Special Recognition Award: Designing for Crisis Care

A research report supported through HKS’ Health Fellowship, Designing for Crisis Care explores how the built environment can influence positive health and well-being outcomes for people experiencing mental and behavioral health crises who enter emergency departments seeking help. Through intensive reading, interviews, and analysis, the research yielded a framework for investigation into individual, social, operational and design factors that may be harmful and a checklist health care designers and clients can use to create safe and beautiful care spaces. “We can really bring energy to conversations with clients to start asking new questions about how we can make this space better for them and for patients,” said HKS Design Professional and Researcher Hannah Shultz.

“We can really bring energy to conversations with clients to start asking new questions about how we can make this space better for them and for patients.”

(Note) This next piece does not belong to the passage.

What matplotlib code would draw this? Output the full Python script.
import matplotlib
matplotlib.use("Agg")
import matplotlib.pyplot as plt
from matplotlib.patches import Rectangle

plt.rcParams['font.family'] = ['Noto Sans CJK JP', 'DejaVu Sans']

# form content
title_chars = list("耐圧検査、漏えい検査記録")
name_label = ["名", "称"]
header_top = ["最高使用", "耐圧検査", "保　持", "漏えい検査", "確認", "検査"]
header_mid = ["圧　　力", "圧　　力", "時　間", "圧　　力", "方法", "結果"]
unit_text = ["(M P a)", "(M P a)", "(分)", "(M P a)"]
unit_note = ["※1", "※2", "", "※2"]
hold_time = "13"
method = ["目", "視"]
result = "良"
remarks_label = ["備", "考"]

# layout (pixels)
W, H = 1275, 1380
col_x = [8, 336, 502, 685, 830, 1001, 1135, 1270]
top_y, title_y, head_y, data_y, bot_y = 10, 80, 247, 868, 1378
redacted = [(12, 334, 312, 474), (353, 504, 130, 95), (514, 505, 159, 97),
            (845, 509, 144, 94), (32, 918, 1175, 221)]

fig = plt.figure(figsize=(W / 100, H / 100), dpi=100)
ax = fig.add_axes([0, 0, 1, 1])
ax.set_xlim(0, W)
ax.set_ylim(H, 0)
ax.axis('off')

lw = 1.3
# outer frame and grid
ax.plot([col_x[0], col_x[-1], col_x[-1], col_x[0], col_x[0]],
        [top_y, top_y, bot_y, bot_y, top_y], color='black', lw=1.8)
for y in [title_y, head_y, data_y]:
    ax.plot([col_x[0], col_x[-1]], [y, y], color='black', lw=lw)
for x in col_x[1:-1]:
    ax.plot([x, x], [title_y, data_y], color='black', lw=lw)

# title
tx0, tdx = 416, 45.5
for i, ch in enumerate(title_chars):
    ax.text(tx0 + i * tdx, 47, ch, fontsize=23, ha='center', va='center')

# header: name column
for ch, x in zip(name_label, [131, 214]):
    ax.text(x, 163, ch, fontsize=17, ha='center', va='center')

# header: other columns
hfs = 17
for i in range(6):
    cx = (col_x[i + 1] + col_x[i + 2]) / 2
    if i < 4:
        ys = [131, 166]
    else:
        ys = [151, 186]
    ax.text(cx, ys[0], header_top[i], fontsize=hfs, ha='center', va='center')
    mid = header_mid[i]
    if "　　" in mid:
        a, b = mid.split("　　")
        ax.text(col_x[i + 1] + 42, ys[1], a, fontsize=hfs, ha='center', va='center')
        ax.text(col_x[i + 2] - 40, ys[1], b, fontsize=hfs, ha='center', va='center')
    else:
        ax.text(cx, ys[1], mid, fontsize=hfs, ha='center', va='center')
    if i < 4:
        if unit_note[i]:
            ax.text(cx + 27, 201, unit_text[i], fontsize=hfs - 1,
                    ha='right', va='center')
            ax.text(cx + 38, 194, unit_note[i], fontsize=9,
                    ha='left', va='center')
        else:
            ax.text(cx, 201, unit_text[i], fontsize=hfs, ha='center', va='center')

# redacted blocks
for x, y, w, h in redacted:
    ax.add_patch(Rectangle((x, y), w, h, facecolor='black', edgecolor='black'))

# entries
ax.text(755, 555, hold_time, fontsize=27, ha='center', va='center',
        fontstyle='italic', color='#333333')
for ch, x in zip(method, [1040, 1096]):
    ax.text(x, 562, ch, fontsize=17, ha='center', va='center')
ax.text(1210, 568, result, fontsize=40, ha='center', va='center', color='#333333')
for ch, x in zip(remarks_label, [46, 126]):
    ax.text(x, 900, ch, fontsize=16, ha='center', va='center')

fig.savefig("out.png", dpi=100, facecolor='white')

Top Projects: On the Boards Category

The Top Projects jury also bestowed honor and merit awards and special recognitions to several of HKS’ unbuilt projects. Ranging from competition designs for stadium and entertainment complexes in Europe and Asia to an upcoming arts hub in the U.S., the projects awarded in the On the Boards category demonstrate how architecture and design can be powerful agents of change in diverse cities around the world. The winning unbuilt projects — presently part of confidentiality agreements — are examples of how Top Projects helps designer across HKS evaluate and improve upon in-progress work.

From 2021’s Top Projects to 2022 and beyond

Top Projects is both a celebration and a learning opportunity. Every HKS employee — including those on teams who created this year’s 103 initial project submissions — has access to feedback from both internal and external juries.

“Much of this dialogue is about the evolution of the practice at HKS, centering design and being able to improve overall performance for clients, cities and individuals that come into contact with these projects,” said external jury chair Brent A. Brown, who praised HKS’ commitment to research, architecture and interior design innovations that address environmental and social needs.

HKS’s Top Projects steering committee, which includes 2021 chair Graciela Andraos along with Montalto, said that the program is a way our firm can improve and infuse design excellence more authentically into every project.

“This process and this body of work has proven, both externally and internally, that we are a true design firm,” said Andraos, a senior interior designer. “We are a diverse firm with multiple voices at the table. We must continue to push that envelope and steer that ship in the right direction.”